Code that draws figures:
[START]
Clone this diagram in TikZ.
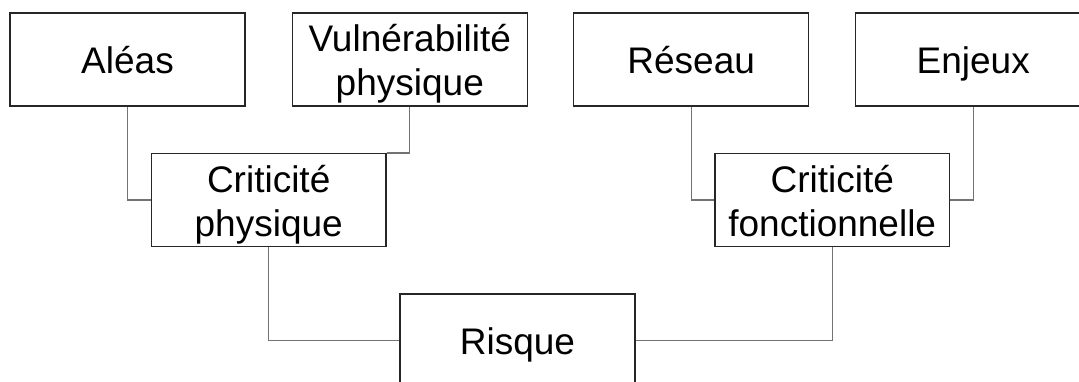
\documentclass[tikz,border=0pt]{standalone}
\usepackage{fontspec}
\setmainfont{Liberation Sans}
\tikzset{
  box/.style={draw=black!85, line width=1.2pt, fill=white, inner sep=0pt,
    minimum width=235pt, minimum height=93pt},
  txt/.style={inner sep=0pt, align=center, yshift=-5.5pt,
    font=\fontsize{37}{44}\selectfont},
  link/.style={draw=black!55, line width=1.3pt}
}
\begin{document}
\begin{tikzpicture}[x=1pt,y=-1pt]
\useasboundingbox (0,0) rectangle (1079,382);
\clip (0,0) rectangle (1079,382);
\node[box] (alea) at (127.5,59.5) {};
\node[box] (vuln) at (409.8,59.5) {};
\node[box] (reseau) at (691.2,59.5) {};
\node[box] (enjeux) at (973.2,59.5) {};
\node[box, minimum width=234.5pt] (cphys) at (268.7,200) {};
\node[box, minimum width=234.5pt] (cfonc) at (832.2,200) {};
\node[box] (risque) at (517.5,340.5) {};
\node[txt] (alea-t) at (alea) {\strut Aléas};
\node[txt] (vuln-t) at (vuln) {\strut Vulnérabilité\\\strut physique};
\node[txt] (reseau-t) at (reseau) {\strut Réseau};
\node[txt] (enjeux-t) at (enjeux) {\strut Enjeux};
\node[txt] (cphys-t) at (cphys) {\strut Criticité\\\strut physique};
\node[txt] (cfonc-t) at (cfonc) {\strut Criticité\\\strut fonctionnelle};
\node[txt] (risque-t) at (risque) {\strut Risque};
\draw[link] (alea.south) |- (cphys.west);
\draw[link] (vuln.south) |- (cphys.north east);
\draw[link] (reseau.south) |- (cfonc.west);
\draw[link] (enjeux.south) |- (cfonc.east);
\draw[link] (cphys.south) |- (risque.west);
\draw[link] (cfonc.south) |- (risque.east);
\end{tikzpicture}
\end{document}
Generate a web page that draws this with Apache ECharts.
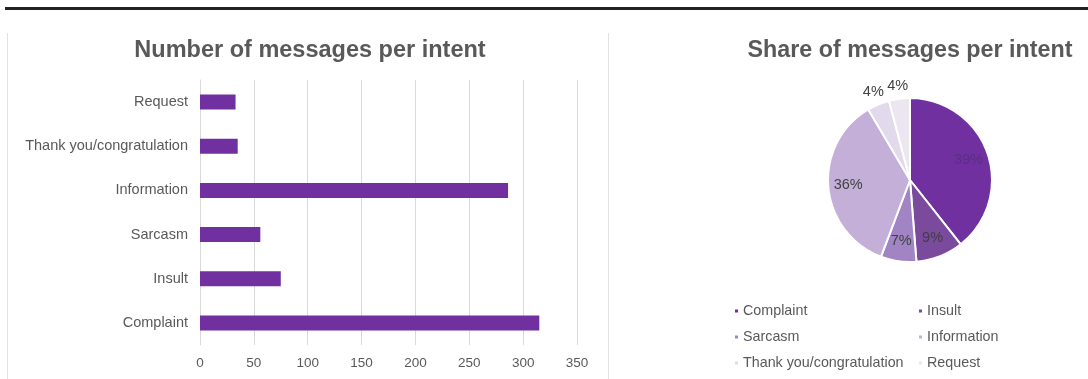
[END]
#### [Problem details]
Copy all the lines of data exactly as they appear, dropping any images.

#### [Result]
Clone this diagram in TikZ.
\documentclass[tikz,border=0pt]{standalone}
\usepackage{fontspec}
\setmainfont{Liberation Sans}
\tikzset{
  box/.style={draw=black!85, line width=1.2pt, fill=white, inner sep=0pt,
    minimum width=235pt, minimum height=93pt},
  txt/.style={inner sep=0pt, align=center, yshift=-5.5pt,
    font=\fontsize{37}{44}\selectfont},
  link/.style={draw=black!55, line width=1.3pt}
}
\begin{document}
\begin{tikzpicture}[x=1pt,y=-1pt]
\useasboundingbox (0,0) rectangle (1079,382);
\clip (0,0) rectangle (1079,382);
\node[box] (alea) at (127.5,59.5) {};
\node[box] (vuln) at (409.8,59.5) {};
\node[box] (reseau) at (691.2,59.5) {};
\node[box] (enjeux) at (973.2,59.5) {};
\node[box, minimum width=234.5pt] (cphys) at (268.7,200) {};
\node[box, minimum width=234.5pt] (cfonc) at (832.2,200) {};
\node[box] (risque) at (517.5,340.5) {};
\node[txt] (alea-t) at (alea) {\strut Aléas};
\node[txt] (vuln-t) at (vuln) {\strut Vulnérabilité\\\strut physique};
\node[txt] (reseau-t) at (reseau) {\strut Réseau};
\node[txt] (enjeux-t) at (enjeux) {\strut Enjeux};
\node[txt] (cphys-t) at (cphys) {\strut Criticité\\\strut physique};
\node[txt] (cfonc-t) at (cfonc) {\strut Criticité\\\strut fonctionnelle};
\node[txt] (risque-t) at (risque) {\strut Risque};
\draw[link] (alea.south) |- (cphys.west);
\draw[link] (vuln.south) |- (cphys.north east);
\draw[link] (reseau.south) |- (cfonc.west);
\draw[link] (enjeux.south) |- (cfonc.east);
\draw[link] (cphys.south) |- (risque.west);
\draw[link] (cfonc.south) |- (risque.east);
\end{tikzpicture}
\end{document}
Generate a web page that draws this with Apache ECharts.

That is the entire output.